TASK:
Repeat all the material exactly; pictures stay out of your copy.

DATA PROVIDED:
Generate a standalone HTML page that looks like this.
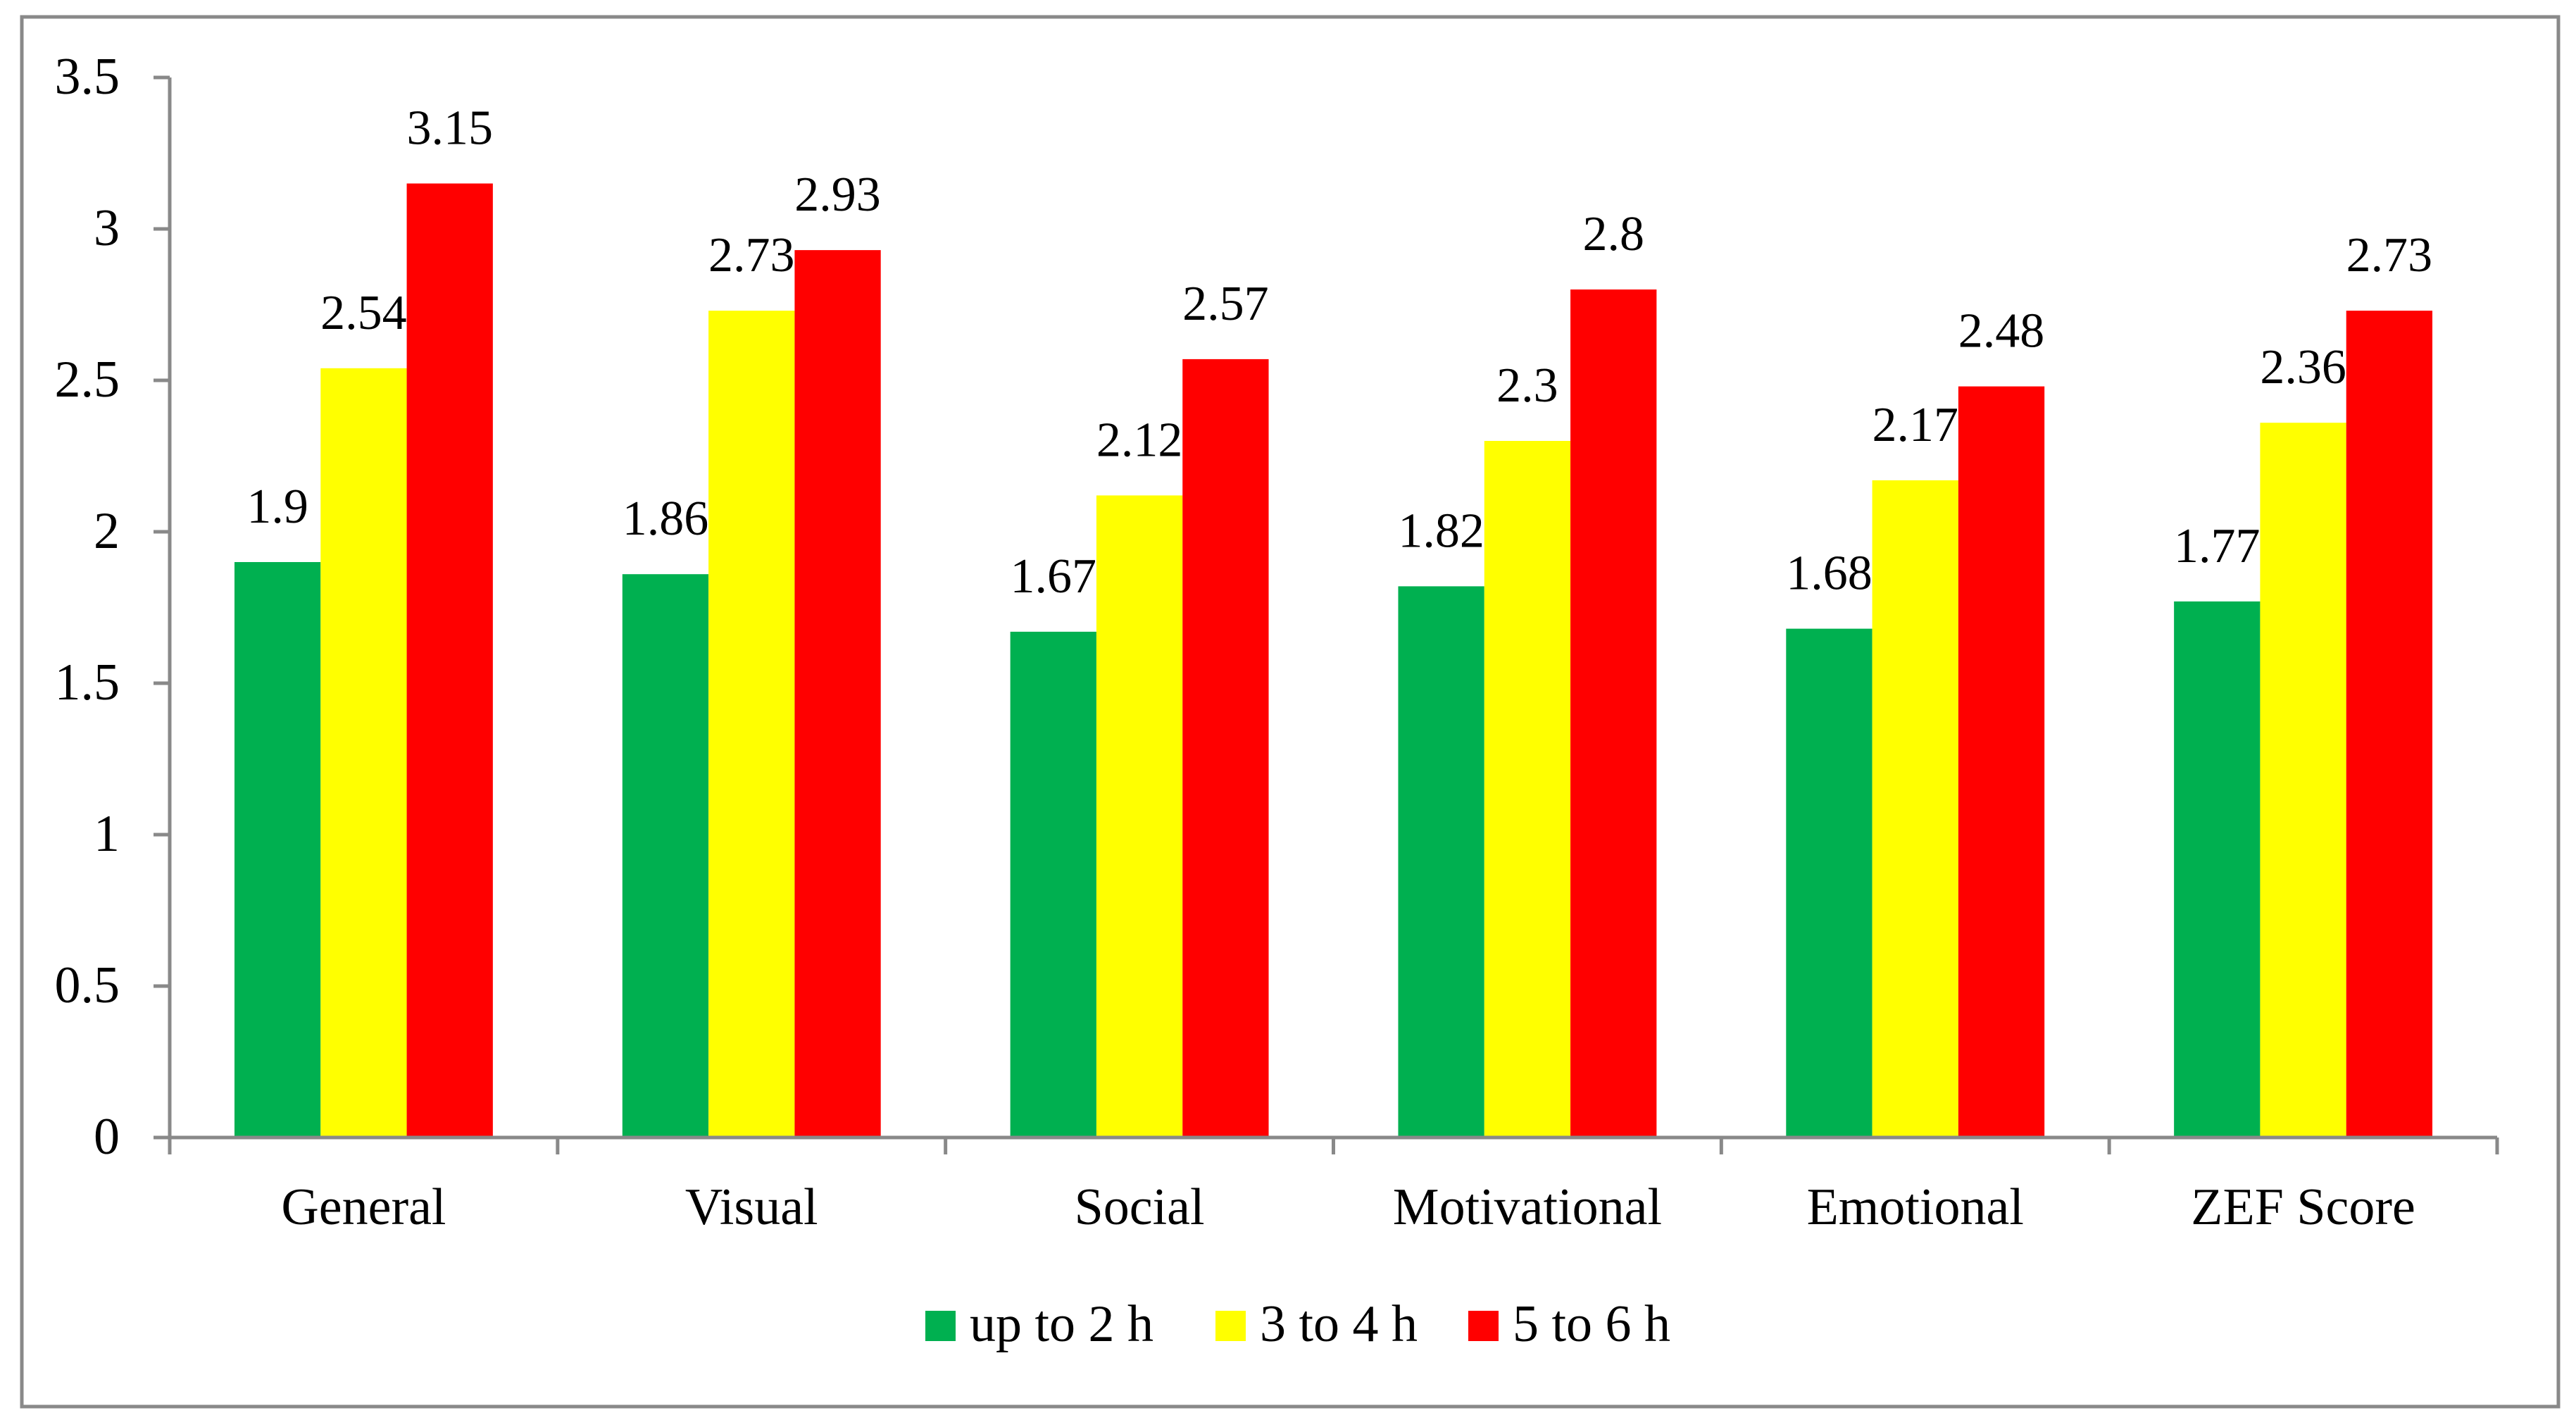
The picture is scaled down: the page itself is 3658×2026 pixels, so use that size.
<!DOCTYPE html>
<html><head><meta charset="utf-8"><style>
html,body{margin:0;padding:0;background:#fff;}
svg{display:block;}
text{font-family:"Liberation Serif",serif;fill:#000;}
</style></head><body>
<svg id="chart" width="3658" height="2026" xmlns="http://www.w3.org/2000/svg">
<rect x="31" y="24" width="3602" height="1973" fill="#fff" stroke="#898989" stroke-width="5"/>
<g id="grid"></g><g id="bars"></g><g id="labels"></g><g id="axes"></g><g id="legend"></g>
</svg>
<script>
const categories = ["General","Visual","Social","Motivational","Emotional","ZEF Score"];
const seriesNames = ["up to 2 h","3 to 4 h","5 to 6 h"];
const upTo2h = [1.9,1.86,1.67,1.82,1.68,1.77];
const h3to4 = [2.54,2.73,2.12,2.3,2.17,2.36];
const h5to6 = [3.15,2.93,2.57,2.8,2.48,2.73];
const yTicks = [0,0.5,1,1.5,2,2.5,3,3.5];
const yTickLabels = ["0","0.5","1","1.5","2","2.5","3","3.5"];

const NS="http://www.w3.org/2000/svg";
const colors=["#00B050","#FFFF00","#FF0000"];
const series=[upTo2h,h3to4,h5to6];
const X0=241,X1=3546,Y0=1615,Ytop=110,yMax=3.5;
const catW=(X1-X0)/categories.length;
const barW=122.3;
function yPos(v){return Y0-(v/yMax)*(Y0-Ytop);}
function xCat(i){return X0+catW*(i+0.5);}
function mk(tag,attrs,parent){const e=document.createElementNS(NS,tag);for(const k in attrs)e.setAttribute(k,attrs[k]);parent.appendChild(e);return e;}
const gBars=document.getElementById('bars'),gLab=document.getElementById('labels'),gAx=document.getElementById('axes'),gLeg=document.getElementById('legend');

series.forEach((s,si)=>{
  s.forEach((v,ci)=>{
    const x=xCat(ci)-1.5*barW+si*barW;
    const r=mk('rect',{x:x,y:yPos(v),width:barW,height:Y0-yPos(v),fill:colors[si]},gBars);
    
    
    const t=mk('text',{x:x+barW/2,y:yPos(v)-56,'text-anchor':'middle','font-size':'70'},gLab);
    t.textContent=String(v);
    
    
  });
});

const ya=mk('line',{x1:X0,y1:Ytop,x2:X0,y2:Y0,stroke:'#898989','stroke-width':5},gAx);


const xa=mk('line',{x1:X0-23,y1:Y0,x2:X1,y2:Y0,stroke:'#898989','stroke-width':5},gAx);


yTicks.forEach((v,i)=>{
  mk('line',{x1:X0-23,y1:yPos(v),x2:X0,y2:yPos(v),stroke:'#898989','stroke-width':5},gAx);
  const t=mk('text',{x:170,y:yPos(v)+23,'text-anchor':'end','font-size':'74'},gAx);
  t.textContent=yTickLabels[i];
  
  
});
for(let i=0;i<=categories.length;i++){
  mk('line',{x1:X0+catW*i,y1:Y0,x2:X0+catW*i,y2:1639,stroke:'#898989','stroke-width':5},gAx);
}
categories.forEach((c,i)=>{
  const t=mk('text',{x:xCat(i),y:1738,'text-anchor':'middle','font-size':'74'},gAx);
  t.textContent=c;
  
  
});
const legX=[1314,1726,2085];
seriesNames.forEach((n,i)=>{
  const g=mk('g',{},gLeg);
  
  
  mk('rect',{x:legX[i],y:1861,width:43,height:43,fill:colors[i]},g);
  const t=mk('text',{x:legX[i]+63,y:1904,'font-size':'74'},g);
  t.textContent=n;
});
</script>
</body></html>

COMPLETE OUTPUT:
Generate a standalone HTML page that looks like this.
The picture is scaled down: the page itself is 3658×2026 pixels, so use that size.
<!DOCTYPE html>
<html><head><meta charset="utf-8"><style>
html,body{margin:0;padding:0;background:#fff;}
svg{display:block;}
text{font-family:"Liberation Serif",serif;fill:#000;}
</style></head><body>
<svg id="chart" width="3658" height="2026" xmlns="http://www.w3.org/2000/svg">
<rect x="31" y="24" width="3602" height="1973" fill="#fff" stroke="#898989" stroke-width="5"/>
<g id="grid"></g><g id="bars"></g><g id="labels"></g><g id="axes"></g><g id="legend"></g>
</svg>
<script>
const categories = ["General","Visual","Social","Motivational","Emotional","ZEF Score"];
const seriesNames = ["up to 2 h","3 to 4 h","5 to 6 h"];
const upTo2h = [1.9,1.86,1.67,1.82,1.68,1.77];
const h3to4 = [2.54,2.73,2.12,2.3,2.17,2.36];
const h5to6 = [3.15,2.93,2.57,2.8,2.48,2.73];
const yTicks = [0,0.5,1,1.5,2,2.5,3,3.5];
const yTickLabels = ["0","0.5","1","1.5","2","2.5","3","3.5"];

const NS="http://www.w3.org/2000/svg";
const colors=["#00B050","#FFFF00","#FF0000"];
const series=[upTo2h,h3to4,h5to6];
const X0=241,X1=3546,Y0=1615,Ytop=110,yMax=3.5;
const catW=(X1-X0)/categories.length;
const barW=122.3;
function yPos(v){return Y0-(v/yMax)*(Y0-Ytop);}
function xCat(i){return X0+catW*(i+0.5);}
function mk(tag,attrs,parent){const e=document.createElementNS(NS,tag);for(const k in attrs)e.setAttribute(k,attrs[k]);parent.appendChild(e);return e;}
const gBars=document.getElementById('bars'),gLab=document.getElementById('labels'),gAx=document.getElementById('axes'),gLeg=document.getElementById('legend');

series.forEach((s,si)=>{
  s.forEach((v,ci)=>{
    const x=xCat(ci)-1.5*barW+si*barW;
    const r=mk('rect',{x:x,y:yPos(v),width:barW,height:Y0-yPos(v),fill:colors[si]},gBars);
    
    
    const t=mk('text',{x:x+barW/2,y:yPos(v)-56,'text-anchor':'middle','font-size':'70'},gLab);
    t.textContent=String(v);
    
    
  });
});

const ya=mk('line',{x1:X0,y1:Ytop,x2:X0,y2:Y0,stroke:'#898989','stroke-width':5},gAx);


const xa=mk('line',{x1:X0-23,y1:Y0,x2:X1,y2:Y0,stroke:'#898989','stroke-width':5},gAx);


yTicks.forEach((v,i)=>{
  mk('line',{x1:X0-23,y1:yPos(v),x2:X0,y2:yPos(v),stroke:'#898989','stroke-width':5},gAx);
  const t=mk('text',{x:170,y:yPos(v)+23,'text-anchor':'end','font-size':'74'},gAx);
  t.textContent=yTickLabels[i];
  
  
});
for(let i=0;i<=categories.length;i++){
  mk('line',{x1:X0+catW*i,y1:Y0,x2:X0+catW*i,y2:1639,stroke:'#898989','stroke-width':5},gAx);
}
categories.forEach((c,i)=>{
  const t=mk('text',{x:xCat(i),y:1738,'text-anchor':'middle','font-size':'74'},gAx);
  t.textContent=c;
  
  
});
const legX=[1314,1726,2085];
seriesNames.forEach((n,i)=>{
  const g=mk('g',{},gLeg);
  
  
  mk('rect',{x:legX[i],y:1861,width:43,height:43,fill:colors[i]},g);
  const t=mk('text',{x:legX[i]+63,y:1904,'font-size':'74'},g);
  t.textContent=n;
});
</script>
</body></html>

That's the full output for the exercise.